Por isso, o que se sabe sobre as instalações nucleares militares iranianas terão como fonte a AIEA, entidade de que o Irão é membro, que fiscaliza o programa civil, mas que também terá fiscalizado, pelo menos até certa altura, o programa nuclear militar, provavelmente a propósito das negociações que foram interrompidas no primeiro mandato de Trump. Aliás o Director-Geral da AIEA terá declarado que visitou essas instalações.
Parece saber-se que o Irão terá enriquecido urânio até 60% e que uma das instalações produz água pesada. Ora os grupos nucleares do tipo que o país tem um (Bushehr, tipo PWR), utilizam urânio enriquecido a 3-5%. E a água pesada não é utilizada nesse tipo de reactores, mas no fabrico de bombas nucleares.
Por isso, é evidente que o país criou ou ainda está a criar condições para um dia vir a produzir a bomba nuclear. Todavia, o facto de a produzir não quer dizer que a possa utilizar imediatamente. Tem de a testar, podendo o ensaio falhar e ter de repetir. Por outro lado, por mais disfarçadamente que esse ensaio se realize, equipamentos de detecção em todo o mundo acusariam as radiações emitidas. Em Portugal, também existem esses equipamentos. E, depois, o Irão tem de possuir mísseis capazes de transportar uma ogiva nuclear. Tudo leva a crer que não tem.

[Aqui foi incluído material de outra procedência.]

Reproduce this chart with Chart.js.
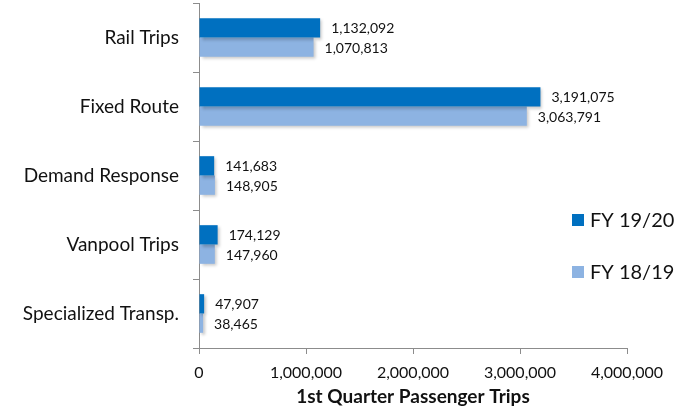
<!DOCTYPE html>
<html>
<head>
<meta charset="utf-8">
<script src="https://cdn.jsdelivr.net/npm/chart.js@4.4.1/dist/chart.umd.min.js"></script>
<style>
  html, body { margin:0; padding:0; background:#fff; }
  #wrap { width:690px; height:413px; position:relative; }
</style>
</head>
<body>
<div id="wrap"><canvas id="chart-trips"></canvas></div>
<script>
    // Quarterly passenger trips by service type
    const categories = ['Rail Trips', 'Fixed Route', 'Demand Response', 'Vanpool Trips', 'Specialized Transp.'];
    const fy1920 = [1132092, 3191075, 141683, 174129, 47907];
    const fy1819 = [1070813, 3063791, 148905, 147960, 38465];
    const seriesLabels = ['FY 19/20', 'FY 18/19'];
    const xTicks = [0, 1000000, 2000000, 3000000, 4000000];

    const FONT = 'Lato, "Open Sans", sans-serif';
    const AXIS = '#8c8c8c';
    const fmt = v => v.toLocaleString('en-US');

    // soft drop shadow under the bars
    const barShadow = {
        id: 'barShadow',
        beforeDatasetsDraw(chart) {
            const ctx = chart.ctx;
            ctx.save();
            ctx.shadowColor = 'rgba(0,0,0,0.22)';
            ctx.shadowBlur = 3;
            ctx.shadowOffsetX = 2;
            ctx.shadowOffsetY = 2;
        },
        afterDatasetsDraw(chart) { chart.ctx.restore(); }
    };

    // value labels just past the end of each bar
    const valueLabels = {
        id: 'valueLabels',
        afterDatasetsDraw(chart) {
            const ctx = chart.ctx;
            ctx.save();
            ctx.font = '14px ' + FONT;
            ctx.fillStyle = '#111';
            ctx.textBaseline = 'middle';
            ctx.textAlign = 'left';
            chart.data.datasets.forEach((ds, i) => {
                chart.getDatasetMeta(i).data.forEach((bar, j) => {
                    ctx.fillText(fmt(ds.data[j]), bar.x + 11, bar.y + 1);
                });
            });
            ctx.restore();
        }
    };

    // legend on the right, square swatches
    const sideLegend = {
        id: 'sideLegend',
        afterDraw(chart) {
            const ctx = chart.ctx;
            ctx.save();
            ctx.font = '20px ' + FONT;
            ctx.textBaseline = 'middle';
            chart.data.datasets.forEach((ds, i) => {
                const y = 220 + i * 52;
                ctx.fillStyle = ds.backgroundColor;
                ctx.fillRect(572, y - 6, 12, 12);
                ctx.fillStyle = '#111';
                ctx.fillText(ds.label, 590, y + 1);
            });
            ctx.restore();
        }
    };

    new Chart(document.getElementById('chart-trips'), {
        type: 'bar',
        data: {
            labels: categories,
            datasets: [
                { label: seriesLabels[0], data: fy1920, backgroundColor: '#0070c0' },
                { label: seriesLabels[1], data: fy1819, backgroundColor: '#8db3e2' }
            ]
        },
        options: {
            indexAxis: 'y',
            responsive: true,
            maintainAspectRatio: false,
            animation: false,
            categoryPercentage: 0.56,
            barPercentage: 1.0,
            layout: { padding: { top: 3, right: 63, left: 0, bottom: 0 } },
            plugins: { legend: { display: false }, tooltip: { enabled: false } },
            scales: {
                x: {
                    min: 0, max: 4000000,
                    afterBuildTicks: s => { s.ticks = xTicks.map(v => ({ value: v })); },
                    afterFit: s => { s.height = 65; },
                    grid: { drawOnChartArea: false, tickLength: 6, color: AXIS },
                    border: { color: AXIS, width: 1 },
                    ticks: { color: '#111', font: { family: FONT, size: 16 }, padding: 9, callback: v => fmt(v), maxRotation: 0 },
                    title: { display: true, text: '1st Quarter Passenger Trips', color: '#111',
                             font: { family: FONT, size: 19, weight: 'bold' }, padding: { top: 2, bottom: 5 } }
                },
                y: {
                    afterFit: s => { s.width = 199; s.paddingTop = 0; s.paddingBottom = 0; },
                    grid: { drawOnChartArea: false, tickLength: 6, color: AXIS, offset: true },
                    border: { color: AXIS, width: 1 },
                    ticks: { color: '#111', font: { family: FONT, size: 19 }, padding: 14 }
                }
            }
        },
        plugins: [barShadow, valueLabels, sideLegend]
    });
</script>
</body>
</html>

E o facto de ter essas condições não quer dizer que venha a produzir a bomba nuclear. Por exemplo, a África do Sul que também teve um programa nuclear militar, acabou por desmantelá-lo. E países como a Argentina e o Brasil, ambos no tempo das ditaduras, também os iniciaram. Igualmente a Espanha de Franco. Mas não os continuaram.
Mas se Israel possui armas nucleares, o Irão, para equilibrar, entende que também as pode ter.
(*) António Mota Redol é um ex- técnico da Junta de Energia Nuclear em Portugal e especialista em Planeamento e Economia da Energia na EDP e REN.